The lack of space in the cafeteria also causes another problem. Let’s say you wanted to sit with your friends, but there are no seats at the table without an X.  If you sit there, a teacher will tell you to move because of the rule. Now you can’t sit with your friends and you can’t do anything about it and we all know that feeling and it’s dreadful. So although these rules are keeping us safe, they aren’t always making us happy.

Two changes can help to solve this problem. First, we could try to find possibilities to open up spaces in the school. Already, some students try to eat on the benches by the library or hide in the stairwells.
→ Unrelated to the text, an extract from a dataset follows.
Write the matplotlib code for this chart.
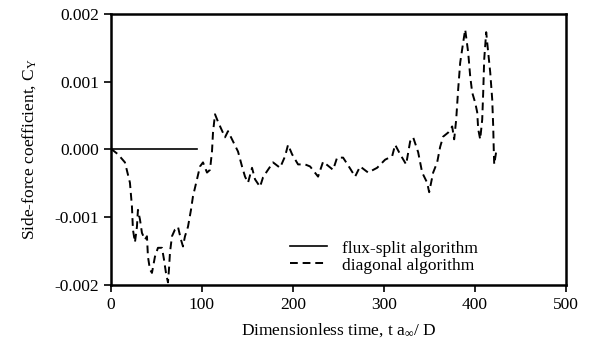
import numpy as np
import matplotlib
matplotlib.use("Agg")
import matplotlib.pyplot as plt

plt.rcParams['font.family'] = ['Liberation Serif', 'DejaVu Serif']
plt.rcParams['mathtext.fontset'] = 'custom'
plt.rcParams['mathtext.rm'] = 'Liberation Serif'
plt.rcParams['mathtext.it'] = 'Liberation Serif:italic'

# flux-split algorithm (flat zero)
t_flux = [0, 95]
cy_flux = [0.0, 0.0]

# diagonal algorithm, values in units of 1e-3
t_diag = [0, 1.1, 7.7, 15.4, 20.9, 23.1, 24.2, 26.4, 28.6, 29.7, 31.9, 34.1, 37.4,
          39.6, 40.7, 42.9, 45.1, 48.4, 51.7, 56.1, 58.3, 60.5, 62.7, 63.8, 64.9,
          67.1, 70.4, 73.7, 77.0, 79.2, 81.4, 84.7, 88.0, 90.2, 94.6, 97.9, 101.2,
          105.6, 108.9, 111.1, 112.2, 114.4, 117.7, 125.4, 128.7, 134.2, 139.7,
          144.1, 147.4, 150.7, 155.1, 158.4, 163.9, 167.2, 171.6, 178.2, 185.9,
          191.4, 194.7, 199.1, 205.7, 213.4, 218.9, 227.7, 233.2, 244.2, 248.6,
          255.2, 262.9, 268.4, 273.9, 282.7, 292.6, 301.4, 309.1, 312.4, 317.9,
          324.5, 328.9, 332.2, 337.7, 342.1, 347.6, 349.8, 354.2, 358.6, 361.9,
          365.2, 370.7, 375.1, 377.3, 379.5, 381.7, 383.9, 387.2, 389.4, 392.7,
          394.9, 397.1, 400.4, 402.6, 403.7, 405.9, 408.1, 409.2, 410.3, 412.5,
          414.7, 416.9, 419.1, 420.2, 420.8, 421.3, 423.5]
cy_diag = [0, 0, -0.07, -0.19, -0.49, -0.84, -1.18, -1.37, -1.14, -0.89, -1.03,
           -1.23, -1.33, -1.28, -1.58, -1.77, -1.82, -1.58, -1.45, -1.45, -1.62,
           -1.82, -1.96, -1.77, -1.52, -1.28, -1.18, -1.14, -1.33, -1.43, -1.28,
           -1.14, -0.89, -0.69, -0.44, -0.25, -0.19, -0.34, -0.30, -0.03, 0.25,
           0.52, 0.41, 0.18, 0.27, 0.12, -0.03, -0.25, -0.40, -0.49, -0.27, -0.44,
           -0.55, -0.41, -0.32, -0.19, -0.27, -0.10, 0.07, -0.07, -0.22, -0.22,
           -0.25, -0.40, -0.18, -0.30, -0.12, -0.12, -0.28, -0.40, -0.25, -0.34,
           -0.27, -0.15, -0.10, 0.07, -0.07, -0.22, 0.12, 0.18, -0.04, -0.34,
           -0.49, -0.63, -0.34, -0.19, 0.04, 0.19, 0.25, 0.34, 0.15, 0.44, 0.89,
           1.28, 1.58, 1.77, 1.43, 1.08, 0.84, 0.69, 0.55, 0.30, 0.15, 0.44, 0.84,
           1.33, 1.73, 1.43, 1.14, 0.74, 0.34, 0.0, -0.22, -0.03]
cy_diag = np.array(cy_diag) * 1e-3

fig = plt.figure(figsize=(5.9, 3.39), dpi=100)
ax = fig.add_axes([0.188, 0.159, 0.771, 0.8])

ax.plot(t_flux, cy_flux, color='k', lw=1.2, label='flux-split algorithm')
ax.plot(t_diag, cy_diag, color='k', lw=1.4, linestyle=(0, (4, 2.5)),
        label='diagonal algorithm')

ax.set_xlim(0, 500)
ax.set_ylim(-0.002, 0.002)
ax.set_xticks([0, 100, 200, 300, 400, 500])
ax.set_yticks([-0.002, -0.001, 0.0, 0.001, 0.002])
ax.set_yticklabels(['-0.002', '-0.001', '0.000', '0.001', '0.002'])
ax.tick_params(direction='out', length=5, width=1.2, labelsize=12.5, colors='k')
for s in ax.spines.values():
    s.set_linewidth(1.8)

ax.set_xlabel(r'Dimensionless time, t a$_{\infty}$/ D', fontsize=12.5, labelpad=6)
ax.set_ylabel(r'Side-force coefficient, C$_{\mathrm{Y}}$', fontsize=12.5, labelpad=12)

ax.legend(loc='lower left', bbox_to_anchor=(0.36, -0.015), frameon=False,
          fontsize=12.5, handlelength=2.1, labelspacing=0.05, handletextpad=0.9)

plt.savefig('out.png', dpi=100)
Opening another option somewhere in the school would help students find a space where they feel safe.  Secondly, students have got to start taking these precautions seriously.  When students don’t follow the rules the repercussions multiply.  First, it creates a hazard for those students, which, if they get sick, creates a hazard for the rest of us.  Second, when students see others ignoring guidelines, they start to feel as though they don’t have to follow them either.  And finally, it makes students feel unsafe and try other risky behavior like hiding out somewhere to eat their lunch, or eating outside in very cold conditions.

Giving students these choices and freedom of where they can eat their lunch could be beneficial as long as the administration conducts this new kind of lunch in a way that it won’t be disturbing other classes and that students actually follow the rules set in place. People can take a breather and take a little bit of a break from the stress of school and just hang out with their friends.